+++ Data lines
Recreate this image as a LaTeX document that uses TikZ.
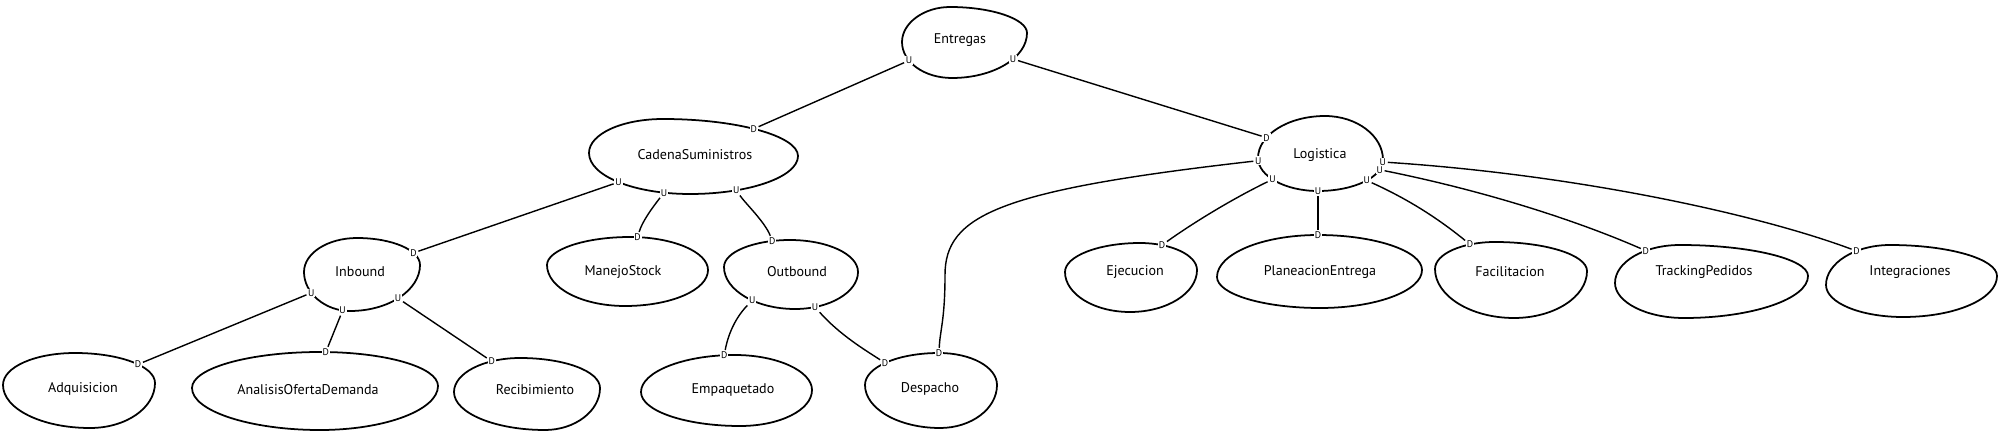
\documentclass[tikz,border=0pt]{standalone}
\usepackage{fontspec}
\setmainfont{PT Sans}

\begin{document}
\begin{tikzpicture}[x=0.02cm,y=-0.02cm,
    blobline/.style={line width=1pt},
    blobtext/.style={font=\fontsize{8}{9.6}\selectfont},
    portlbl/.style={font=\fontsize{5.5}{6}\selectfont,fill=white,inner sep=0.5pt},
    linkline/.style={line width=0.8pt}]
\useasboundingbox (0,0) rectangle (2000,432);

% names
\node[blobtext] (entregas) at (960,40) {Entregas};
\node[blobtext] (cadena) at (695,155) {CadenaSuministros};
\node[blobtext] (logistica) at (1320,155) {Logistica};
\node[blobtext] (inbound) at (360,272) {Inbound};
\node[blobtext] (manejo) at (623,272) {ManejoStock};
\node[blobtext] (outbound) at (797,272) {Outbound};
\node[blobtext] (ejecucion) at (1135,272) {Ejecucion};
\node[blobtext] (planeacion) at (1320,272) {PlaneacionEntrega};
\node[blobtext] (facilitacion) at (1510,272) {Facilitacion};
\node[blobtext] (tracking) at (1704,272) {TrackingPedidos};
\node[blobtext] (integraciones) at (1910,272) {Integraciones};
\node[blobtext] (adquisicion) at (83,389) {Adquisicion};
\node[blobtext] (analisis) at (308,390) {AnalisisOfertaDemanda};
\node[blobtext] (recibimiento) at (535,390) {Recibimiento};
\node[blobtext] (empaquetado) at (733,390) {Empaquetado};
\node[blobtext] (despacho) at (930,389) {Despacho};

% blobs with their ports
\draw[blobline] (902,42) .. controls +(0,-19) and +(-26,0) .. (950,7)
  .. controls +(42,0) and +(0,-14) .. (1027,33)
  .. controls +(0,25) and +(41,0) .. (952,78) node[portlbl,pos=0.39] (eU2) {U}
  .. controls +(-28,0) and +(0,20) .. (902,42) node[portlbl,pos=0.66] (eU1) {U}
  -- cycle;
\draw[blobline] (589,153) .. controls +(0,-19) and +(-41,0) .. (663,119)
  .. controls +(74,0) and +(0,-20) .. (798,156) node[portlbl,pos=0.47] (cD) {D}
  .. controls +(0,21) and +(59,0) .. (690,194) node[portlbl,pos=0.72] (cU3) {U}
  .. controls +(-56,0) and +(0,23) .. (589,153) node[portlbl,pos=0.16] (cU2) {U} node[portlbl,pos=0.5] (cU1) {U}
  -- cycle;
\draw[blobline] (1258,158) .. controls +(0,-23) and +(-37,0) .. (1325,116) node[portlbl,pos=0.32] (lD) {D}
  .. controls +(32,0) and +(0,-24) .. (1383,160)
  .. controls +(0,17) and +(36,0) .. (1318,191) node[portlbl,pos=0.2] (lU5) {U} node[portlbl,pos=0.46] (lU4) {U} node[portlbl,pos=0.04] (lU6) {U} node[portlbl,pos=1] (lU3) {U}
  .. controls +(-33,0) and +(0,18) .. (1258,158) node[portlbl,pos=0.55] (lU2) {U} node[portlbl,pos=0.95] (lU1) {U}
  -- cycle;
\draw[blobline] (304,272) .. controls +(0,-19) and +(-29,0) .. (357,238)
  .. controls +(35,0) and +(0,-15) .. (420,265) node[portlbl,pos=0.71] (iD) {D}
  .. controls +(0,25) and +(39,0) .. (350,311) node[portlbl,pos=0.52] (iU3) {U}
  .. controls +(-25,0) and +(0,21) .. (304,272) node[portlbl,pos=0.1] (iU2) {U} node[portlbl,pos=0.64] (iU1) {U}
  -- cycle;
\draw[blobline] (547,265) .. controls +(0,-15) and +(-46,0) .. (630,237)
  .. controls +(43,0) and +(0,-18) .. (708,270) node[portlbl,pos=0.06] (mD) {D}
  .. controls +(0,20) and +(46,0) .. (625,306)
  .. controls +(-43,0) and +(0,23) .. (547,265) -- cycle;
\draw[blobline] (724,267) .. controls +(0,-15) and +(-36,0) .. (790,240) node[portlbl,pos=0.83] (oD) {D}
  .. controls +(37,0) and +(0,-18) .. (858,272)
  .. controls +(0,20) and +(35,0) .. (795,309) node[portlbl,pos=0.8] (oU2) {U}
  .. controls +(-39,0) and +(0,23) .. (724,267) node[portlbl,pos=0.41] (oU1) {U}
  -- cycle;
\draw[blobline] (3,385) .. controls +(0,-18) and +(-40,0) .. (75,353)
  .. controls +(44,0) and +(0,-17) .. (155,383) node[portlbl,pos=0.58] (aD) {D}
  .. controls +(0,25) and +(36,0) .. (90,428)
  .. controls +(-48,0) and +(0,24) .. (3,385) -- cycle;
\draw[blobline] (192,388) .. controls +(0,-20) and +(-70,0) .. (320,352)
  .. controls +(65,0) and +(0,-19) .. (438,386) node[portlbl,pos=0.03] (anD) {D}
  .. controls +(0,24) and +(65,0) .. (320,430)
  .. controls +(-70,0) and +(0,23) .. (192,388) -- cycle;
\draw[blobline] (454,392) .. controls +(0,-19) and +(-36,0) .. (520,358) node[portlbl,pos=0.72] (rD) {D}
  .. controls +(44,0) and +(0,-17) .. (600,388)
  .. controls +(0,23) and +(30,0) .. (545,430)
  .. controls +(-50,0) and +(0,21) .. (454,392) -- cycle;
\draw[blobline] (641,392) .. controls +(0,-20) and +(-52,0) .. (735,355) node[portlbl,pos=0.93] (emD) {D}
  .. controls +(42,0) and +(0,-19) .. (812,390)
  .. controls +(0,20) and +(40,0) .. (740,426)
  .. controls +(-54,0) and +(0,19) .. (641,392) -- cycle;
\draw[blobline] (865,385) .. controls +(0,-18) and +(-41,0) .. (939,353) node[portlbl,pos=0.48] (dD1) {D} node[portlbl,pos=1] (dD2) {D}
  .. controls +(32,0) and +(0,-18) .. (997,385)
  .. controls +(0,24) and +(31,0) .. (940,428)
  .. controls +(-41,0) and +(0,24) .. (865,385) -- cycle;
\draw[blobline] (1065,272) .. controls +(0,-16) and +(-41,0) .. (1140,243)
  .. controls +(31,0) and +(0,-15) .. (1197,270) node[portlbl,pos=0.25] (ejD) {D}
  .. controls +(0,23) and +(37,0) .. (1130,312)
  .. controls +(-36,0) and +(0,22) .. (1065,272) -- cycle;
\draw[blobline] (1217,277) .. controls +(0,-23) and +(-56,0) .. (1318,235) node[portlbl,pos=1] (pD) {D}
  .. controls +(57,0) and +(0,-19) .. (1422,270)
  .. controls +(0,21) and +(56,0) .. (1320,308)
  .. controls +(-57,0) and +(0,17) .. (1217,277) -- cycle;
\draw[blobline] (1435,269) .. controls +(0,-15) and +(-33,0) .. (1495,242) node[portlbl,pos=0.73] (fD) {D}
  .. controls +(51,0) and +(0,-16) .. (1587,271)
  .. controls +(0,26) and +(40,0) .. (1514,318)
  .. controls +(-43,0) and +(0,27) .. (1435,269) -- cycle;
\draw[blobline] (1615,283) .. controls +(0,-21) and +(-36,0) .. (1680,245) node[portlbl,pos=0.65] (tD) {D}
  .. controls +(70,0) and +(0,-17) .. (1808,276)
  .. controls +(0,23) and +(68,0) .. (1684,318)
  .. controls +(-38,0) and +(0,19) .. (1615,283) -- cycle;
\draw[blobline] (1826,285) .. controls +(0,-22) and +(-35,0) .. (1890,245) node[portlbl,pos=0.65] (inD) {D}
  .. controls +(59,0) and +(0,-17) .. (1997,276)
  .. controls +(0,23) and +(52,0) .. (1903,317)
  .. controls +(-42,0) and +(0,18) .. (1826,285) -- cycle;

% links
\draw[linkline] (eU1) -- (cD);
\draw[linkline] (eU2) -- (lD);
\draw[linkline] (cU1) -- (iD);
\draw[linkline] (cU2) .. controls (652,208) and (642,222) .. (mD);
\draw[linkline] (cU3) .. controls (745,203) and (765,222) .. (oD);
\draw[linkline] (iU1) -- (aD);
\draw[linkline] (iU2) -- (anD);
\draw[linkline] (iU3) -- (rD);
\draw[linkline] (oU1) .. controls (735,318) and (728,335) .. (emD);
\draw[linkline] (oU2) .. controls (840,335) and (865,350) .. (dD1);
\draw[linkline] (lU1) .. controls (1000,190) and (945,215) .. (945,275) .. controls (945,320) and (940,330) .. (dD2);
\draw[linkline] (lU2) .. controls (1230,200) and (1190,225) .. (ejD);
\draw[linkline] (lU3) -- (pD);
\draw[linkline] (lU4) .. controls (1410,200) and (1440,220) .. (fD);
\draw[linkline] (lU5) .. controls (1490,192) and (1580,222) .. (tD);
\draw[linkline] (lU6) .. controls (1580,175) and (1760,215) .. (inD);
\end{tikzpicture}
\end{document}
++++++
◆ Set exercise
Omitting all pictures, restate exactly the lines of the material from its start through the line that contains "(0,0) rectangle (2000,432);".

◆ Written answer
Recreate this image as a LaTeX document that uses TikZ.
\documentclass[tikz,border=0pt]{standalone}
\usepackage{fontspec}
\setmainfont{PT Sans}

\begin{document}
\begin{tikzpicture}[x=0.02cm,y=-0.02cm,
    blobline/.style={line width=1pt},
    blobtext/.style={font=\fontsize{8}{9.6}\selectfont},
    portlbl/.style={font=\fontsize{5.5}{6}\selectfont,fill=white,inner sep=0.5pt},
    linkline/.style={line width=0.8pt}]
\useasboundingbox (0,0) rectangle (2000,432);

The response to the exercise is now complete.